----- RECORDS

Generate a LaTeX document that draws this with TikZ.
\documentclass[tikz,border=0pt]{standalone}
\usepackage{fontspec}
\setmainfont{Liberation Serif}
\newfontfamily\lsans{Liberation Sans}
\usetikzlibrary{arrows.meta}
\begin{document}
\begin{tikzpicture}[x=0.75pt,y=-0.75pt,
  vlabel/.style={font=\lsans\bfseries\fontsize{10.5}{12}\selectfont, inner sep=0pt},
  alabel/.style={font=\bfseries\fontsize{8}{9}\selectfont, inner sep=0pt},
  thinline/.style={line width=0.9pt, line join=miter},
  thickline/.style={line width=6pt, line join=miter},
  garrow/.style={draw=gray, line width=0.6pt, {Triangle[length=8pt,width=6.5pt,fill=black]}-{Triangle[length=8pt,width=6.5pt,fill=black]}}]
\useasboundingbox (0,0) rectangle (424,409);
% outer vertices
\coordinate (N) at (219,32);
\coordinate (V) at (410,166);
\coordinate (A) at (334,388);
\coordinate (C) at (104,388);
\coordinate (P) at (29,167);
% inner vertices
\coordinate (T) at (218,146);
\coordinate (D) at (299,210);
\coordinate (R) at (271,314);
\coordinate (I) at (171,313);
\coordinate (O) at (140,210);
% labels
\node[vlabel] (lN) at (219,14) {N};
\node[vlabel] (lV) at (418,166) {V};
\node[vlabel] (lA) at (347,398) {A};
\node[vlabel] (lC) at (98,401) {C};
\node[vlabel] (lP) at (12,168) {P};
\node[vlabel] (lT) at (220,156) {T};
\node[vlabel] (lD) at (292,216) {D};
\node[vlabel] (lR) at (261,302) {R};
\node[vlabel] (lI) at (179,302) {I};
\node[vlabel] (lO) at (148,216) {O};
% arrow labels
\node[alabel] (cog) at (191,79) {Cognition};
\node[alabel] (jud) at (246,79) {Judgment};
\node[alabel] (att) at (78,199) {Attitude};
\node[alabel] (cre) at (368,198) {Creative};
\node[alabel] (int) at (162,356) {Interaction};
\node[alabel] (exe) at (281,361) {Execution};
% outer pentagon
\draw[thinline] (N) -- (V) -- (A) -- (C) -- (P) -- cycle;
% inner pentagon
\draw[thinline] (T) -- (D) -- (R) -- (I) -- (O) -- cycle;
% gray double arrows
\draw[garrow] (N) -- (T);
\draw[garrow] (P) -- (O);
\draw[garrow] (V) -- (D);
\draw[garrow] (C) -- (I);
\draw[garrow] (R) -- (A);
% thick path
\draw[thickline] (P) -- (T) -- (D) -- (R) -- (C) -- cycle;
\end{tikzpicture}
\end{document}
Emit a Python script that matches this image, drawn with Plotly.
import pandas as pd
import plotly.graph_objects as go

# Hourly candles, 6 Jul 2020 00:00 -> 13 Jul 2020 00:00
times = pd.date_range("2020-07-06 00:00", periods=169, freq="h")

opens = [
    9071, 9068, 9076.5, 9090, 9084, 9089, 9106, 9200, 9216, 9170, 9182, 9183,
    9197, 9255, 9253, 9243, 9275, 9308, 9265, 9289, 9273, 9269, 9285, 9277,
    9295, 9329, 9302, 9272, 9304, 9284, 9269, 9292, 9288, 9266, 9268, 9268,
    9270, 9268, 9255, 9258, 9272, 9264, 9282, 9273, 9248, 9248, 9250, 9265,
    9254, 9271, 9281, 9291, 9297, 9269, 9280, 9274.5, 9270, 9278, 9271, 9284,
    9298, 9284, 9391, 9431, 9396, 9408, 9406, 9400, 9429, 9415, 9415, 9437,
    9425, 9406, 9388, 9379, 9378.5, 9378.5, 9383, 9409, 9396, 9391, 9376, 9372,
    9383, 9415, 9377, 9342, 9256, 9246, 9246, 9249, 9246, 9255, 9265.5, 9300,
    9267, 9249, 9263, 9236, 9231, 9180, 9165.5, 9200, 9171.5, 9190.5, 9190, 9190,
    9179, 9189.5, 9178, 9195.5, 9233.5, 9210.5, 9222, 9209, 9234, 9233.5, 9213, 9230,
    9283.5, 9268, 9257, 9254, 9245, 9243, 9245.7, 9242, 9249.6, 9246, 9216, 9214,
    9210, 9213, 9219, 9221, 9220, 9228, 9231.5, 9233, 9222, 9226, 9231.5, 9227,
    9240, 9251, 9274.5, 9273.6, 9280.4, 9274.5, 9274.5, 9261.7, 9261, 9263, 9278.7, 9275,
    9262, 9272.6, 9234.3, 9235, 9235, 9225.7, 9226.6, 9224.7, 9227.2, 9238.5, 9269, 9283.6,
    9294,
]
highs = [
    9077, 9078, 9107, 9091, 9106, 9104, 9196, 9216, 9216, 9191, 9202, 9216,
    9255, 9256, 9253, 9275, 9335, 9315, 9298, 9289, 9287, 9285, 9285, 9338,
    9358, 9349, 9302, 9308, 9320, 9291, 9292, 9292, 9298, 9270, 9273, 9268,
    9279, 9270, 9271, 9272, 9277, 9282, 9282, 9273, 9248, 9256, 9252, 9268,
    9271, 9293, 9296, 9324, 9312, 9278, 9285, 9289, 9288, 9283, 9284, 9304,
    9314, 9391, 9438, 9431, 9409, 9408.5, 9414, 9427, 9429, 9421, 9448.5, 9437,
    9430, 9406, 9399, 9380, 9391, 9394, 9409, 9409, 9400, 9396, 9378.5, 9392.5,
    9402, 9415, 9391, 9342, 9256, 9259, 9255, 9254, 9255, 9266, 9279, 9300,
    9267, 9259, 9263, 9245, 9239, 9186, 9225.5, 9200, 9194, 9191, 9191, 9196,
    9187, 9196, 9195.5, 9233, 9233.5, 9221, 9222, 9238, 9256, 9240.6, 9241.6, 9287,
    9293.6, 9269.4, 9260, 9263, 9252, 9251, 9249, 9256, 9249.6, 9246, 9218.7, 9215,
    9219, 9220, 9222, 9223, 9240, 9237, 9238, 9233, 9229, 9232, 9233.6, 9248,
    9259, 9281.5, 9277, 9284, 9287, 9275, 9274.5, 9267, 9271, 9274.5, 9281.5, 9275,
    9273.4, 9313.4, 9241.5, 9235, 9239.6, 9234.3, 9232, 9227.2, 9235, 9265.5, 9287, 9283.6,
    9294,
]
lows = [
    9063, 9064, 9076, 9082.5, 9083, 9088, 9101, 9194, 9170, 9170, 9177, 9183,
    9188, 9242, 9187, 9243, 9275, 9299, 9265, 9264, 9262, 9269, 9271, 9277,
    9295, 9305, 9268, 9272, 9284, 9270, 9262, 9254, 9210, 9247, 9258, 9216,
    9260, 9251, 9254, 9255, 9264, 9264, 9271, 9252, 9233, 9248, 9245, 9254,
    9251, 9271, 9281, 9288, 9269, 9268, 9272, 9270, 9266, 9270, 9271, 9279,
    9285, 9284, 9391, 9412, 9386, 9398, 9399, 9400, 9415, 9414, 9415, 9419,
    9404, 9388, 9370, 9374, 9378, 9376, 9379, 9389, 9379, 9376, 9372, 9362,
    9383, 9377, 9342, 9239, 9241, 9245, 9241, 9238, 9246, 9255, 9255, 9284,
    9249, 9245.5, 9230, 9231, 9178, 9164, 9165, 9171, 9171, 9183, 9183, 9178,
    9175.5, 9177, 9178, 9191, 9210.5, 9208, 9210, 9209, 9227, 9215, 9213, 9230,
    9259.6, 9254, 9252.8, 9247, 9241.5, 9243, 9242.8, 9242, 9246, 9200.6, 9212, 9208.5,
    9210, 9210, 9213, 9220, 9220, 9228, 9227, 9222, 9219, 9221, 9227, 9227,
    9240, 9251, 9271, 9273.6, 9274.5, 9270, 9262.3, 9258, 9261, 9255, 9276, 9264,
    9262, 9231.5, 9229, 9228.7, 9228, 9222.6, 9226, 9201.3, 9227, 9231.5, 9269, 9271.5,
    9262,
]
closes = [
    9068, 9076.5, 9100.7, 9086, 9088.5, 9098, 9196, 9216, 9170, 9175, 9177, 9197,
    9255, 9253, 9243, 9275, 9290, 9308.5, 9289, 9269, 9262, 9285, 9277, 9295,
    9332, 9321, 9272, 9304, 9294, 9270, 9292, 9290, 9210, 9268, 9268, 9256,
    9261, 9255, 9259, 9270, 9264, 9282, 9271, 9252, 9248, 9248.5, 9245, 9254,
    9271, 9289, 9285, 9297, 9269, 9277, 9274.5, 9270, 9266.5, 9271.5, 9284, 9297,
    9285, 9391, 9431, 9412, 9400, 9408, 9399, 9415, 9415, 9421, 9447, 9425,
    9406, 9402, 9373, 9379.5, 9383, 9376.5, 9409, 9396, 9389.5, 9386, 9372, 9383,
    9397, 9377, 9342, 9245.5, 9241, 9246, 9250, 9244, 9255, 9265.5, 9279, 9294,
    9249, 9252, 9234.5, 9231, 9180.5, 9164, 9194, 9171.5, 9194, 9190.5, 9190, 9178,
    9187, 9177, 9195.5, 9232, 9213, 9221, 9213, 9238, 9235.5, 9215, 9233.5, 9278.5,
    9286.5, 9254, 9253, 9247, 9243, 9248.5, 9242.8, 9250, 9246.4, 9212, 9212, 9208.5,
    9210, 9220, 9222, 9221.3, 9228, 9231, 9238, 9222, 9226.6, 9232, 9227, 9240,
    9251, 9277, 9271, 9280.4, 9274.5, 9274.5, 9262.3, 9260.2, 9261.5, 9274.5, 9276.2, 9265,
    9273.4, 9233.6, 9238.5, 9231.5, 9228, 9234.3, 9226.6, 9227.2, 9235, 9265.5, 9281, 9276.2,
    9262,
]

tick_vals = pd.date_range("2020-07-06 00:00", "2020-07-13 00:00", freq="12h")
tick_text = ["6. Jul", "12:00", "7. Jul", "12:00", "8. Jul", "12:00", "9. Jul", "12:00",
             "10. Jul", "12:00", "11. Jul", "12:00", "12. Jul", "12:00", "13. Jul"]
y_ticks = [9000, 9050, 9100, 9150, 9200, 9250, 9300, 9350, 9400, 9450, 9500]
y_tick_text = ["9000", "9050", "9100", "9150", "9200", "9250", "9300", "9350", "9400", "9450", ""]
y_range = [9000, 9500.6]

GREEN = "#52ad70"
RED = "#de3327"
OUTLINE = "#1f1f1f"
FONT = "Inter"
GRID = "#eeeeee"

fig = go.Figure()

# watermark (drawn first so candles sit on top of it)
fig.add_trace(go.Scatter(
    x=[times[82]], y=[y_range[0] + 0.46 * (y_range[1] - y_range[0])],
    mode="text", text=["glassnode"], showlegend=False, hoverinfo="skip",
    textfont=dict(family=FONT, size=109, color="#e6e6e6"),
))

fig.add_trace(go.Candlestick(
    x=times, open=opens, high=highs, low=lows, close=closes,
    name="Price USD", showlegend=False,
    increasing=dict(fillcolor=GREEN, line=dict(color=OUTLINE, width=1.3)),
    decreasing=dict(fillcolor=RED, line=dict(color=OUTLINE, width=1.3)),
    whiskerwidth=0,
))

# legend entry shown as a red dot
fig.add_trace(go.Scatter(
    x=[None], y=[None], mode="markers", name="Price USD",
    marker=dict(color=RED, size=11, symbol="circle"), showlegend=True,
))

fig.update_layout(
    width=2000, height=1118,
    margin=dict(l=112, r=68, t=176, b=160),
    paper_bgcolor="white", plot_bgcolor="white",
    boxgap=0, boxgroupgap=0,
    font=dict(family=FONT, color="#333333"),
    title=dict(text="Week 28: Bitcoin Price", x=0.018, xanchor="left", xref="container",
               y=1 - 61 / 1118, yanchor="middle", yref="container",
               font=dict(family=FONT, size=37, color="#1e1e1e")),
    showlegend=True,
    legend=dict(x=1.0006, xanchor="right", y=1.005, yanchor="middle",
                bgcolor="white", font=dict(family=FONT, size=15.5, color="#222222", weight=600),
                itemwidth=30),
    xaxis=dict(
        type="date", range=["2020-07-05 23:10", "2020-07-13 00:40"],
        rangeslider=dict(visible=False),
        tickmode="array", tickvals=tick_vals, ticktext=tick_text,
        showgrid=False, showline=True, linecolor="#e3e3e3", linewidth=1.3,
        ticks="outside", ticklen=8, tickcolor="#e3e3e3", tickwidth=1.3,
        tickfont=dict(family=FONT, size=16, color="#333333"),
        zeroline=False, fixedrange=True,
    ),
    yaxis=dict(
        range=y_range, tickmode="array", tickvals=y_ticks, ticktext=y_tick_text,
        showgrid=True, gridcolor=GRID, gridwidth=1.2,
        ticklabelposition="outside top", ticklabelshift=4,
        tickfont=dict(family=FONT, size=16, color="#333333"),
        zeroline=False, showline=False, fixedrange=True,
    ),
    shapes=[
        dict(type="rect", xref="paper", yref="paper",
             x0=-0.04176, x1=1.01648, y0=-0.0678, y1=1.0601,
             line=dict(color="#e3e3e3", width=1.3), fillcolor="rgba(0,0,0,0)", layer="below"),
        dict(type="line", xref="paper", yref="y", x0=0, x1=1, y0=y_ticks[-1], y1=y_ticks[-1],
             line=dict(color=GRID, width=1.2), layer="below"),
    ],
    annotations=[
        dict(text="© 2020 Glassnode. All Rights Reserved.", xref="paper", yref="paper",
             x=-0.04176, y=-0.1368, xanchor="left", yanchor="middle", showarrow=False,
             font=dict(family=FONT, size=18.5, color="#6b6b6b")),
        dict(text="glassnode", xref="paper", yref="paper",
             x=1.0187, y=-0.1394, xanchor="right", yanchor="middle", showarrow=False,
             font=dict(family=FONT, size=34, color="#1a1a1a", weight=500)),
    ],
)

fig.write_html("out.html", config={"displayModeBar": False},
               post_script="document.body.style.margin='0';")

----------

Search the listing above for the string "this". Copy every line that contains it.

Generate a LaTeX document that draws this with TikZ.
Emit a Python script that matches this image, drawn with Plotly.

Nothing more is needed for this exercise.